● **What you need to do**: All of the data should be repeated exactly; pictures are not part of the copy.
---
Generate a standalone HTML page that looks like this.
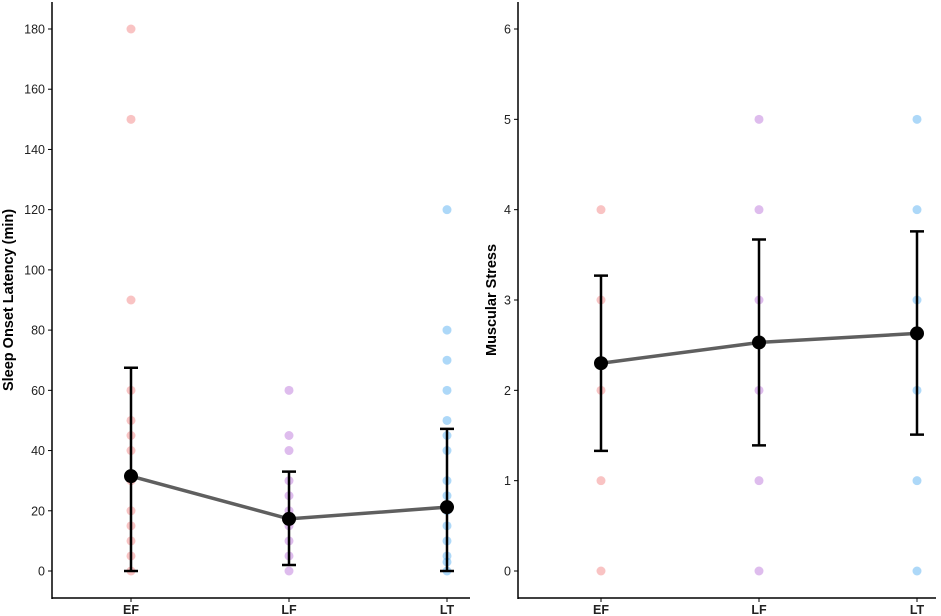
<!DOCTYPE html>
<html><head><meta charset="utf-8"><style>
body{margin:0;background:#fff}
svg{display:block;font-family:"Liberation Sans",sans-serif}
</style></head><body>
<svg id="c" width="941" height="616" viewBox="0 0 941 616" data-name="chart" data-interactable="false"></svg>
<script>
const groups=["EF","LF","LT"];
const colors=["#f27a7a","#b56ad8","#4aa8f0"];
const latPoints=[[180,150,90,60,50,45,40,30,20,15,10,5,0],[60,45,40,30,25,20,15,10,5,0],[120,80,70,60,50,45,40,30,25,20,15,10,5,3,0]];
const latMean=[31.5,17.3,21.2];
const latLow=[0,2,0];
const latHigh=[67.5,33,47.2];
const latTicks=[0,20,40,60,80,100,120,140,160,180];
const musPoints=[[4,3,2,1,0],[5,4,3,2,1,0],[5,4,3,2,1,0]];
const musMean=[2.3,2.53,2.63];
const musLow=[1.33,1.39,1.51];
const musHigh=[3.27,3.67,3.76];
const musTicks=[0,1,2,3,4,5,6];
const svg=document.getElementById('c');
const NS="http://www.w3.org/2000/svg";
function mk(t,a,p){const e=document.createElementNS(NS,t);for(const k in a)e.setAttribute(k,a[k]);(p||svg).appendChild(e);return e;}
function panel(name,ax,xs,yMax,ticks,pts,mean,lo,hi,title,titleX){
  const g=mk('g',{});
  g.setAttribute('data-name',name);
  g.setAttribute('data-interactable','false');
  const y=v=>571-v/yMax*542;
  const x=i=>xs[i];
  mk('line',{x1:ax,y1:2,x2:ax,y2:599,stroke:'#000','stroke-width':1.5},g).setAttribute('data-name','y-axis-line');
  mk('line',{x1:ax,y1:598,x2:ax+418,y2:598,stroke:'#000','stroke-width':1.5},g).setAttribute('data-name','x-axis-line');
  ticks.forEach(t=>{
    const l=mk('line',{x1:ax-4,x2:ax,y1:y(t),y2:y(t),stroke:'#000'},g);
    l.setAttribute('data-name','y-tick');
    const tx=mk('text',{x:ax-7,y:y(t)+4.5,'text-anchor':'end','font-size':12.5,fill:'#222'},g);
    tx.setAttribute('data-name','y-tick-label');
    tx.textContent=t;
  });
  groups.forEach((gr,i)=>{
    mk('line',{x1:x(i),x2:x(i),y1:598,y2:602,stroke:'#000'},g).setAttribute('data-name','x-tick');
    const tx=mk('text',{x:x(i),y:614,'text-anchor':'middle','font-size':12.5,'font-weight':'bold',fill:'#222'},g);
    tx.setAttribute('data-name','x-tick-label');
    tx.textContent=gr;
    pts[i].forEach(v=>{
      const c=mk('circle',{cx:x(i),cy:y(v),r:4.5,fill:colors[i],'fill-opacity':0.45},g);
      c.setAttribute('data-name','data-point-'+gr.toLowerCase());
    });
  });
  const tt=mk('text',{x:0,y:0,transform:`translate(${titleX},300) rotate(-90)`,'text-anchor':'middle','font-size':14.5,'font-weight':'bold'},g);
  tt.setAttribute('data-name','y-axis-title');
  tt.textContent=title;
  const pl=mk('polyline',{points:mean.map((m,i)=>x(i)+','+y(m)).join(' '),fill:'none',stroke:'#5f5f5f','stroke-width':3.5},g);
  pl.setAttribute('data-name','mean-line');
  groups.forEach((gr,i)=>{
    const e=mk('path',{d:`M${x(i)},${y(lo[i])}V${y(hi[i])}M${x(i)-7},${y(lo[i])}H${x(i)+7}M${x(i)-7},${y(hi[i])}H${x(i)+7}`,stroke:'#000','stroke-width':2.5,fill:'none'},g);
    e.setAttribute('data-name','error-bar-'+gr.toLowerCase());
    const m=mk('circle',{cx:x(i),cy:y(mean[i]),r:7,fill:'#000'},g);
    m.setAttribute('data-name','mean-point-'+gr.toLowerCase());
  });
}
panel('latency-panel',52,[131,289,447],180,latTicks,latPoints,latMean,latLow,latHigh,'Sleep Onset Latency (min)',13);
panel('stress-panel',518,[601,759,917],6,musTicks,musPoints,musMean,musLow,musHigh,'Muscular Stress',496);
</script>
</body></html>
---
● **Task output**:
Generate a standalone HTML page that looks like this.
<!DOCTYPE html>
<html><head><meta charset="utf-8"><style>
body{margin:0;background:#fff}
svg{display:block;font-family:"Liberation Sans",sans-serif}
</style></head><body>
<svg id="c" width="941" height="616" viewBox="0 0 941 616" data-name="chart" data-interactable="false"></svg>
<script>
const groups=["EF","LF","LT"];
const colors=["#f27a7a","#b56ad8","#4aa8f0"];
const latPoints=[[180,150,90,60,50,45,40,30,20,15,10,5,0],[60,45,40,30,25,20,15,10,5,0],[120,80,70,60,50,45,40,30,25,20,15,10,5,3,0]];
const latMean=[31.5,17.3,21.2];
const latLow=[0,2,0];
const latHigh=[67.5,33,47.2];
const latTicks=[0,20,40,60,80,100,120,140,160,180];
const musPoints=[[4,3,2,1,0],[5,4,3,2,1,0],[5,4,3,2,1,0]];
const musMean=[2.3,2.53,2.63];
const musLow=[1.33,1.39,1.51];
const musHigh=[3.27,3.67,3.76];
const musTicks=[0,1,2,3,4,5,6];
const svg=document.getElementById('c');
const NS="http://www.w3.org/2000/svg";
function mk(t,a,p){const e=document.createElementNS(NS,t);for(const k in a)e.setAttribute(k,a[k]);(p||svg).appendChild(e);return e;}
function panel(name,ax,xs,yMax,ticks,pts,mean,lo,hi,title,titleX){
  const g=mk('g',{});
  g.setAttribute('data-name',name);
  g.setAttribute('data-interactable','false');
  const y=v=>571-v/yMax*542;
  const x=i=>xs[i];
  mk('line',{x1:ax,y1:2,x2:ax,y2:599,stroke:'#000','stroke-width':1.5},g).setAttribute('data-name','y-axis-line');
  mk('line',{x1:ax,y1:598,x2:ax+418,y2:598,stroke:'#000','stroke-width':1.5},g).setAttribute('data-name','x-axis-line');
  ticks.forEach(t=>{
    const l=mk('line',{x1:ax-4,x2:ax,y1:y(t),y2:y(t),stroke:'#000'},g);
    l.setAttribute('data-name','y-tick');
    const tx=mk('text',{x:ax-7,y:y(t)+4.5,'text-anchor':'end','font-size':12.5,fill:'#222'},g);
    tx.setAttribute('data-name','y-tick-label');
    tx.textContent=t;
  });
  groups.forEach((gr,i)=>{
    mk('line',{x1:x(i),x2:x(i),y1:598,y2:602,stroke:'#000'},g).setAttribute('data-name','x-tick');
    const tx=mk('text',{x:x(i),y:614,'text-anchor':'middle','font-size':12.5,'font-weight':'bold',fill:'#222'},g);
    tx.setAttribute('data-name','x-tick-label');
    tx.textContent=gr;
    pts[i].forEach(v=>{
      const c=mk('circle',{cx:x(i),cy:y(v),r:4.5,fill:colors[i],'fill-opacity':0.45},g);
      c.setAttribute('data-name','data-point-'+gr.toLowerCase());
    });
  });
  const tt=mk('text',{x:0,y:0,transform:`translate(${titleX},300) rotate(-90)`,'text-anchor':'middle','font-size':14.5,'font-weight':'bold'},g);
  tt.setAttribute('data-name','y-axis-title');
  tt.textContent=title;
  const pl=mk('polyline',{points:mean.map((m,i)=>x(i)+','+y(m)).join(' '),fill:'none',stroke:'#5f5f5f','stroke-width':3.5},g);
  pl.setAttribute('data-name','mean-line');
  groups.forEach((gr,i)=>{
    const e=mk('path',{d:`M${x(i)},${y(lo[i])}V${y(hi[i])}M${x(i)-7},${y(lo[i])}H${x(i)+7}M${x(i)-7},${y(hi[i])}H${x(i)+7}`,stroke:'#000','stroke-width':2.5,fill:'none'},g);
    e.setAttribute('data-name','error-bar-'+gr.toLowerCase());
    const m=mk('circle',{cx:x(i),cy:y(mean[i]),r:7,fill:'#000'},g);
    m.setAttribute('data-name','mean-point-'+gr.toLowerCase());
  });
}
panel('latency-panel',52,[131,289,447],180,latTicks,latPoints,latMean,latLow,latHigh,'Sleep Onset Latency (min)',13);
panel('stress-panel',518,[601,759,917],6,musTicks,musPoints,musMean,musLow,musHigh,'Muscular Stress',496);
</script>
</body></html>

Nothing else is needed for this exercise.